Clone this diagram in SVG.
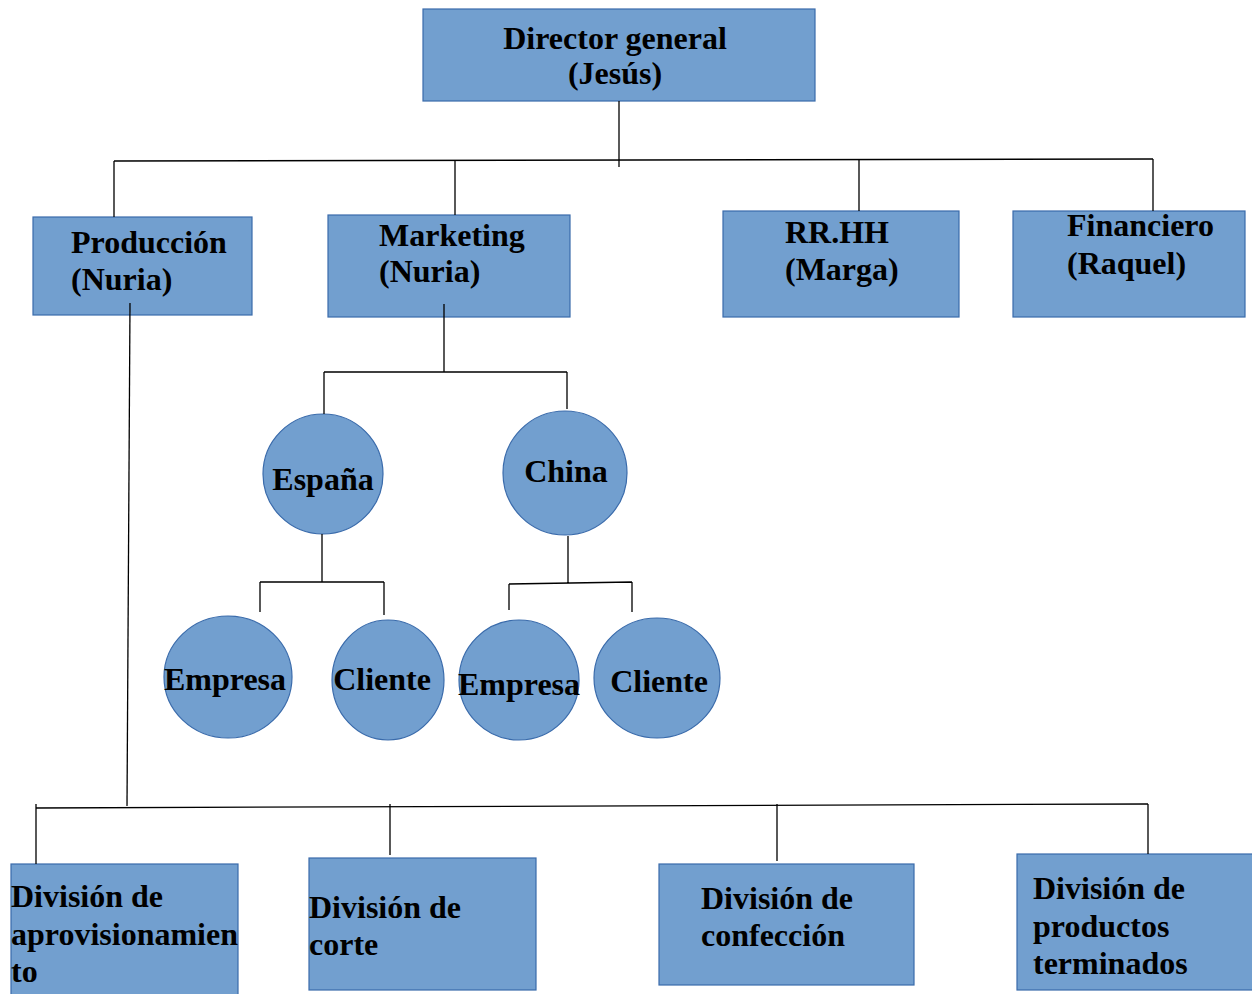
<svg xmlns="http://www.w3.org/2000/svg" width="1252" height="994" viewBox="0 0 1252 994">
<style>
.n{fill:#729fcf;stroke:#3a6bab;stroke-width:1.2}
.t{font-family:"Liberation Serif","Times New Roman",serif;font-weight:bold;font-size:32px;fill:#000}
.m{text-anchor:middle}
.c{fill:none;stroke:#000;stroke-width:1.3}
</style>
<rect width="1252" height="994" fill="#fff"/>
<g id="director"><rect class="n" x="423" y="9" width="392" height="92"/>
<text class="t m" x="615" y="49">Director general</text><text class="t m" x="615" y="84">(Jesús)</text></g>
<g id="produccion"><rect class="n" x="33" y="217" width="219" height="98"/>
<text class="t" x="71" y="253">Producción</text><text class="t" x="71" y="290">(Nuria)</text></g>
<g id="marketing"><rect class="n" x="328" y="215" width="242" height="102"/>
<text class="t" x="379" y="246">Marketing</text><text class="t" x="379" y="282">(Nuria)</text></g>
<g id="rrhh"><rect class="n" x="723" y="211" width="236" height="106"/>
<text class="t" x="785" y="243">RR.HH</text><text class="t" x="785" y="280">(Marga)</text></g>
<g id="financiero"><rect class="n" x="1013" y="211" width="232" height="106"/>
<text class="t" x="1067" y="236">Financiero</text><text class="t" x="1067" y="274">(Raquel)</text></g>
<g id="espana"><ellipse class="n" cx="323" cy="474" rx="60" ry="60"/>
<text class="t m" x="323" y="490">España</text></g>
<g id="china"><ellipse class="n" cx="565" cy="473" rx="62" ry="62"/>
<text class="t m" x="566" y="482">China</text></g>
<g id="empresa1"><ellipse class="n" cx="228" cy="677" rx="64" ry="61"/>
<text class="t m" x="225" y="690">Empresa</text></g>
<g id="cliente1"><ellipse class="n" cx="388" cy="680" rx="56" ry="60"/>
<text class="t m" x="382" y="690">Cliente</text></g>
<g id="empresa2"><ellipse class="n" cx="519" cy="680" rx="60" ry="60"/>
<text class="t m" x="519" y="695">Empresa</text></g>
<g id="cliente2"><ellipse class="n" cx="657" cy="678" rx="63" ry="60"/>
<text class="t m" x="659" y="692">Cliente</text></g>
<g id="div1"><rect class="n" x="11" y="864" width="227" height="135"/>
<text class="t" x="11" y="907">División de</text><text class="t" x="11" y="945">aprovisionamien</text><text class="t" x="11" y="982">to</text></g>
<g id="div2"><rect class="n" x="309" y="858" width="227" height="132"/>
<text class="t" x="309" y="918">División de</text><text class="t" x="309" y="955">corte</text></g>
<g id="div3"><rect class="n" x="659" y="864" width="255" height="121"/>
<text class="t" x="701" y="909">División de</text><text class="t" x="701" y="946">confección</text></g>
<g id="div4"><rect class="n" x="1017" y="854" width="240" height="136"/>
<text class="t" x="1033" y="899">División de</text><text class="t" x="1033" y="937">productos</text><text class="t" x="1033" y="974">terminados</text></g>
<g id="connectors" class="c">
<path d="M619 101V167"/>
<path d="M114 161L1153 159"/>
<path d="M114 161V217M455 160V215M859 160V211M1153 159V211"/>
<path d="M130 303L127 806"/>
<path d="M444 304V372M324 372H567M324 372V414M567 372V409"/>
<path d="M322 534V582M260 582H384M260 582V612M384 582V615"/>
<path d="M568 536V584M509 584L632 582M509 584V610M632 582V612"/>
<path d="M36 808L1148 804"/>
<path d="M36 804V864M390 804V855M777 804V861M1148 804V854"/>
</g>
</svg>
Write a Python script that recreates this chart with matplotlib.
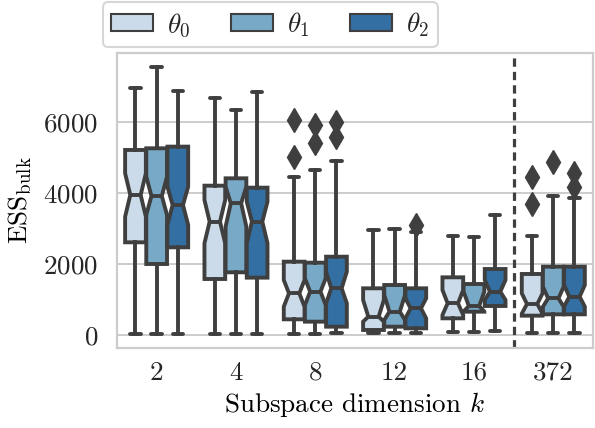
——
__The task__. Omit the pictures, then output the rest of the listing exactly.

__Written solution__.
Clone this diagram in SVG.
<svg xmlns="http://www.w3.org/2000/svg" width="1252" height="994" viewBox="0 0 1252 994">
<style>
.n{fill:#729fcf;stroke:#3a6bab;stroke-width:1.2}
.t{font-family:"Liberation Serif","Times New Roman",serif;font-weight:bold;font-size:32px;fill:#000}
.m{text-anchor:middle}
.c{fill:none;stroke:#000;stroke-width:1.3}
</style>
<rect width="1252" height="994" fill="#fff"/>
<g id="director"><rect class="n" x="423" y="9" width="392" height="92"/>
<text class="t m" x="615" y="49">Director general</text><text class="t m" x="615" y="84">(Jesús)</text></g>
<g id="produccion"><rect class="n" x="33" y="217" width="219" height="98"/>
<text class="t" x="71" y="253">Producción</text><text class="t" x="71" y="290">(Nuria)</text></g>
<g id="marketing"><rect class="n" x="328" y="215" width="242" height="102"/>
<text class="t" x="379" y="246">Marketing</text><text class="t" x="379" y="282">(Nuria)</text></g>
<g id="rrhh"><rect class="n" x="723" y="211" width="236" height="106"/>
<text class="t" x="785" y="243">RR.HH</text><text class="t" x="785" y="280">(Marga)</text></g>
<g id="financiero"><rect class="n" x="1013" y="211" width="232" height="106"/>
<text class="t" x="1067" y="236">Financiero</text><text class="t" x="1067" y="274">(Raquel)</text></g>
<g id="espana"><ellipse class="n" cx="323" cy="474" rx="60" ry="60"/>
<text class="t m" x="323" y="490">España</text></g>
<g id="china"><ellipse class="n" cx="565" cy="473" rx="62" ry="62"/>
<text class="t m" x="566" y="482">China</text></g>
<g id="empresa1"><ellipse class="n" cx="228" cy="677" rx="64" ry="61"/>
<text class="t m" x="225" y="690">Empresa</text></g>
<g id="cliente1"><ellipse class="n" cx="388" cy="680" rx="56" ry="60"/>
<text class="t m" x="382" y="690">Cliente</text></g>
<g id="empresa2"><ellipse class="n" cx="519" cy="680" rx="60" ry="60"/>
<text class="t m" x="519" y="695">Empresa</text></g>
<g id="cliente2"><ellipse class="n" cx="657" cy="678" rx="63" ry="60"/>
<text class="t m" x="659" y="692">Cliente</text></g>
<g id="div1"><rect class="n" x="11" y="864" width="227" height="135"/>
<text class="t" x="11" y="907">División de</text><text class="t" x="11" y="945">aprovisionamien</text><text class="t" x="11" y="982">to</text></g>
<g id="div2"><rect class="n" x="309" y="858" width="227" height="132"/>
<text class="t" x="309" y="918">División de</text><text class="t" x="309" y="955">corte</text></g>
<g id="div3"><rect class="n" x="659" y="864" width="255" height="121"/>
<text class="t" x="701" y="909">División de</text><text class="t" x="701" y="946">confección</text></g>
<g id="div4"><rect class="n" x="1017" y="854" width="240" height="136"/>
<text class="t" x="1033" y="899">División de</text><text class="t" x="1033" y="937">productos</text><text class="t" x="1033" y="974">terminados</text></g>
<g id="connectors" class="c">
<path d="M619 101V167"/>
<path d="M114 161L1153 159"/>
<path d="M114 161V217M455 160V215M859 160V211M1153 159V211"/>
<path d="M130 303L127 806"/>
<path d="M444 304V372M324 372H567M324 372V414M567 372V409"/>
<path d="M322 534V582M260 582H384M260 582V612M384 582V615"/>
<path d="M568 536V584M509 584L632 582M509 584V610M632 582V612"/>
<path d="M36 808L1148 804"/>
<path d="M36 804V864M390 804V855M777 804V861M1148 804V854"/>
</g>
</svg>
Write a Python script that recreates this chart with matplotlib.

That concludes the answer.